EEAAO is a AA, maybe an A film where Batman and MoM are AAA, you couldn’t even produce The Batman or MoM with all the revenue from EEAAO. Nonetheless, EEAAO was by far the most successful of the three, both in terms of critical acclaim and in terms of return on investment.
Likewise, Hearthstone is definitely not a AAA game. It’s deliberately a much smaller product than Blizzard’s other games. Cities Skyline is the product of a tiny 30ish person company, published by a publisher famous for lower profile, lower production value games.
Paradox as a publisher is about the same tier as A24: Very successful in their respective niches, but not their industries’ 800-pound gorillas.

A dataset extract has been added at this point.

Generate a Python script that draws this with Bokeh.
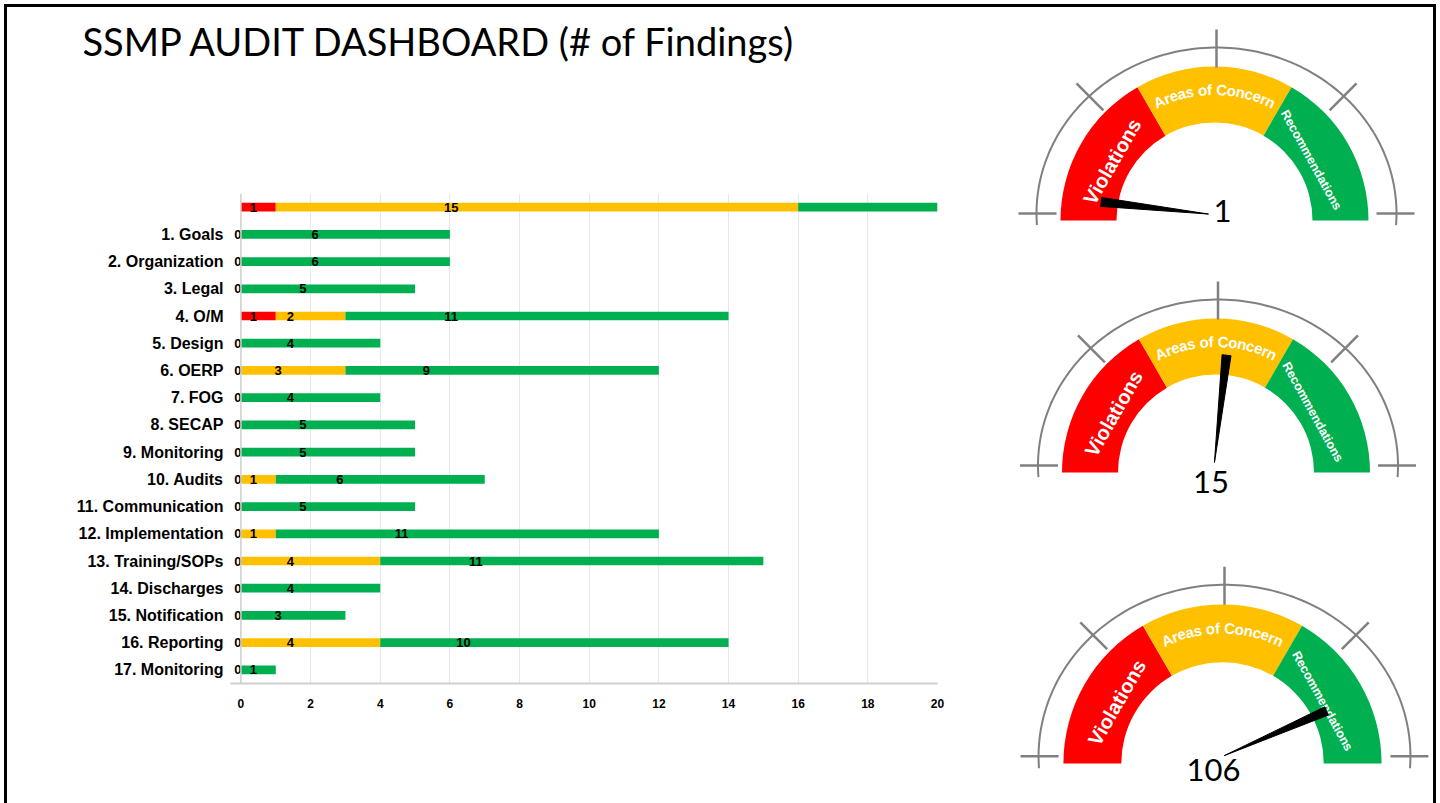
import numpy as np
from bokeh.plotting import figure
from bokeh.layouts import row, column
from bokeh.models import ColumnDataSource, Range1d, FactorRange, FixedTicker, Span, Title
from bokeh.core.properties import value
from bokeh.embed import file_html
from bokeh.resources import INLINE

# ---- data -------------------------------------------------------------
title_text = "SSMP AUDIT DASHBOARD (# of Findings)"

sections = [
    "1. Goals", "2. Organization", "3. Legal", "4. O/M", "5. Design",
    "6. OERP", "7. FOG", "8. SECAP", "9. Monitoring", "10. Audits",
    "11. Communication", "12. Implementation", "13. Training/SOPs",
    "14. Discharges", "15. Notification", "16. Reporting", "17. Monitoring",
]
violations      = [0, 0, 0, 1, 0, 0, 0, 0, 0, 0, 0, 0, 0, 0, 0, 0, 0]
concerns        = [0, 0, 0, 2, 0, 3, 0, 0, 0, 1, 0, 1, 4, 0, 0, 4, 0]
recommendations = [6, 6, 5, 11, 4, 9, 4, 5, 5, 6, 5, 11, 11, 4, 3, 10, 1]

series_names = ["violations", "concerns", "recommendations"]
series_colors = ["#FF0000", "#FFC000", "#00B050"]
x_ticks = [0, 2, 4, 6, 8, 10, 12, 14, 16, 18, 20]

gauge_labels = ["Violations", "Areas of Concern", "Recommendations"]
gauge_max = [28, 28, 122]

# totals row (unlabelled, on top)
total_key = " "
categories = [total_key] + sections
v_all = [sum(violations)] + violations
c_all = [sum(concerns)] + concerns
r_all = [sum(recommendations)] + recommendations
gauge_values = [sum(violations), sum(concerns), sum(recommendations)]

FONT = "Liberation Sans"
X_MIN, X_MAX = -0.3, 20

# ---- stacked bar chart (with the page title above it) -------------------
src = ColumnDataSource(dict(cat=categories, violations=v_all, concerns=c_all,
                            recommendations=r_all))

bar = figure(width=1000, height=796, y_range=FactorRange(factors=list(reversed(categories)),
             range_padding=0), x_range=Range1d(X_MIN, X_MAX),
             min_border_left=223, min_border_right=70, min_border_top=186, min_border_bottom=120,
             output_backend="svg", toolbar_location=None)
bar.title = Title(text=title_text, text_font="Lato", text_font_size="38px",
                  text_font_style="normal", text_color="black", align="left",
                  offset=-148, standoff=10)
# blank band between the heading and the chart area
bar.add_layout(Title(text=" ", text_font_size="1px", standoff=122), "above")
bar.outline_line_color = None
bar.hbar_stack(series_names, y="cat", height=0.32, color=series_colors, source=src,
               line_color=None)
bar.add_layout(Span(location=0, dimension="height", line_color="#d0d0d0", line_width=1.5))

# value labels: drawn toward the start of each segment; zero counts sit at the axis
LABEL_POS = 0.71
lab_x, lab_y, lab_t = [], [], []
zero_y = []
for cat, vals in zip(categories, zip(v_all, c_all, r_all)):
    start = 0
    has_zero = False
    for v in vals:
        if v == 0:
            has_zero = True
        else:
            cx = (start + v / 2) * LABEL_POS
            if cx < X_MAX:
                lab_x.append(cx); lab_y.append(cat); lab_t.append(str(v))
        start += v
    if has_zero:
        zero_y.append(cat)

bar.text(x=lab_x, y=lab_y, text=lab_t, text_font=value(FONT), text_font_style="bold",
         text_font_size="13px", text_align="center", text_baseline="middle", text_color="black")
bar.text(x=[0] * len(zero_y), y=zero_y, text=["0"] * len(zero_y), x_offset=-3,
         text_font=value(FONT), text_font_style="bold", text_font_size="13px",
         text_align="center", text_baseline="middle", text_color="black")

bar.ygrid.visible = False
bar.xgrid.grid_line_color = "#e8e8e8"
bar.xgrid.grid_line_width = 1
bar.xaxis.ticker = FixedTicker(ticks=x_ticks)
bar.xaxis.axis_line_color = "#d0d0d0"
bar.xaxis.axis_line_width = 2
bar.xaxis.major_tick_line_color = None
bar.xaxis.minor_tick_line_color = None
bar.xaxis.major_label_text_font = FONT
bar.xaxis.major_label_text_font_style = "bold"
bar.xaxis.major_label_text_font_size = "12px"
bar.xaxis.major_label_text_color = "black"
bar.xaxis.major_label_standoff = 9
bar.yaxis.axis_line_color = None
bar.yaxis.major_tick_line_color = None
bar.yaxis.minor_tick_line_color = None
bar.yaxis.major_label_text_font = FONT
bar.yaxis.major_label_text_font_style = "bold"
bar.yaxis.major_label_text_font_size = "16px"
bar.yaxis.major_label_text_color = "black"
bar.yaxis.major_label_standoff = 1

# ---- gauges -------------------------------------------------------------
CHAR_W = {"A": 722, "C": 722, "R": 722, "V": 667, "a": 556, "c": 556, "d": 611,
          "e": 556, "f": 333, "i": 278, "l": 278, "m": 889, "n": 611, "o": 611,
          "r": 389, "s": 556, "t": 333, " ": 278}


def arc_text(p, txt, cx, cy, r, center_deg, size):
    """Lay text out letter by letter along an arc, reading clockwise."""
    widths = [CHAR_W.get(ch, 556) * size / 1000 for ch in txt]
    total = sum(widths)
    xs, ys, angs, chars = [], [], [], []
    cum = 0
    for ch, w in zip(txt, widths):
        mid = cum + w / 2
        th = np.radians(center_deg) + (total / 2 - mid) / r
        xs.append(cx + r * np.cos(th)); ys.append(cy + r * np.sin(th))
        angs.append(th - np.pi / 2); chars.append(ch)
        cum += w
    p.text(x=xs, y=ys, text=chars, angle=angs, text_font=value(FONT), text_font_style="bold",
           text_font_size=f"{size}px", text_align="center", text_baseline="middle",
           text_color="white")


def gauge(top, bottom, cx, cy_page, scale, val, vmax, label_off):
    p = figure(width=426, height=bottom - top, x_range=Range1d(1007, 1433),
               y_range=Range1d(-bottom, -top), x_axis_location=None, y_axis_location=None,
               min_border=0, output_backend="svg", toolbar_location=None)
    p.xgrid.visible = False
    p.ygrid.visible = False
    p.outline_line_color = None
    cy = -cy_page
    rin, rout = 98 * scale, 154 * scale

    # coloured bands
    bounds = [(120, 180), (60, 120), (0, 60)]
    for (a0, a1), col in zip(bounds, series_colors):
        p.annular_wedge(x=cx, y=cy, inner_radius=rin, outer_radius=rout,
                        start_angle=np.radians(a0), end_angle=np.radians(a1),
                        color=col, line_color=None)

    # outer grey scale with tick marks
    gx, gy = cx + 2, cy + 7 * scale
    rx, ry = 180 * scale, 166 * scale
    t = np.radians(np.linspace(-4, 184, 120))
    p.line(gx + rx * np.cos(t), gy + ry * np.sin(t), line_color="#808080", line_width=2)
    tk = np.radians([0, 45, 90, 135, 180])
    px, py = gx + rx * np.cos(tk), gy + ry * np.sin(tk)
    dx, dy = np.cos(tk), np.sin(tk)
    p.segment(px - 20 * dx, py - 20 * dy, px + 18 * dx, py + 18 * dy,
              line_color="#808080", line_width=2.5)

    # band captions
    a = np.radians(150)
    p.text(x=[cx + 118 * scale * np.cos(a)], y=[cy + 118 * scale * np.sin(a)],
           text=[gauge_labels[0]], angle=np.radians(60), text_font=value(FONT),
           text_font_style="bold", text_font_size="20px", text_align="center",
           text_baseline="middle", text_color="white")
    arc_text(p, gauge_labels[1], cx, cy, 131 * scale, 90, 15)
    a = np.radians(32)
    p.text(x=[cx + 114 * scale * np.cos(a)], y=[cy + 114 * scale * np.sin(a)],
           text=[gauge_labels[2]], angle=np.radians(-61), text_font=value(FONT),
           text_font_style="bold", text_font_size="12.5px", text_align="center",
           text_baseline="middle", text_color="white")

    # needle
    th = np.pi * (1 - val / vmax)
    pvx, pvy = cx - 2, gy - 1
    r0, r1, hw = 4, 112 * scale, 4.5
    ux, uy = np.cos(th), np.sin(th)
    nx, ny = -uy, ux
    p.patch([pvx + r0 * ux, pvx + r1 * ux + hw * nx, pvx + r1 * ux - hw * nx],
            [pvy + r0 * uy, pvy + r1 * uy + hw * ny, pvy + r1 * uy - hw * ny],
            color="black", line_color="black")

    # value read-out
    p.text(x=[pvx + label_off[0]], y=[pvy + label_off[1]], text=[str(val)],
           text_font=value("Lato"), text_font_size="31px", text_align="center",
           text_baseline="middle", text_color="black")
    return p


g1 = gauge(7, 262, 1214, 220, 1.0, gauge_values[0], gauge_max[0], (10, 4))
g2 = gauge(262, 522, 1215.5, 472, 1.0, gauge_values[1], gauge_max[1], (-3, -15))
g3 = gauge(522, 803, 1222, 763, 1.033, gauge_values[2], gauge_max[2], (-7, -13))

page = row(bar, column(g1, g2, g3), margin=(4, 4, 0, 4),
           styles={"border-top": "3px solid black", "border-left": "3px solid black",
                   "border-right": "3px solid black"})

open("out.html", "w").write(file_html(page, INLINE))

Genshin impact though is definitely in the AAA category, it pulls in billions and had an initial budget (they put out constant updates) of $100M
Mihoyo's titles all use Unity AFAIK and have massive AAA-level budgets along with massive AAA-level revenues. Most of the big publishers have teams using Unity, you can kind of pick and choose whether those individual titles are "AAA" or not but like, Blizzard ships Unity games, etc. It's become a go-to choice for stuff that you want to cheaply ship across many platforms and have run on low spec devices.
League of Legends is a massive success but AAA? Not really. It's basically a Warcraft 3 mod.
And Pubg actually was a mod wasn't it?
I'm not questioning the success.
AAA implies a certain type of quality to me, and being a freemium content mill online service game is absolutely not it.
So for example, I would say that Fortnite and Genshin were AAA games from the start, and that LOL and Pubg became and have been AAA titles for years now.
I find this an odd statement because from my perspective there aren't any AAA titles written in Unity either. They are all proprietary engines or Unreal nowadays.
So the question isn't if Godot can take over the AA, AAA games, it's can it take over the market currently served by Unity.
It probably can't right now, but probably not as far off as it seems either
> There are a lot of forces working agains Godot: inertia, economics, instability, lack of talent, lack of appeal to talent.
Other than "instability" none of this is a criticism of the engine itself... so why is it a meme?
Edit: I'm actually really struggling to think of a game I would consider AAA that I know of made in Unity. Please help me out if you know of some I'm not aware of.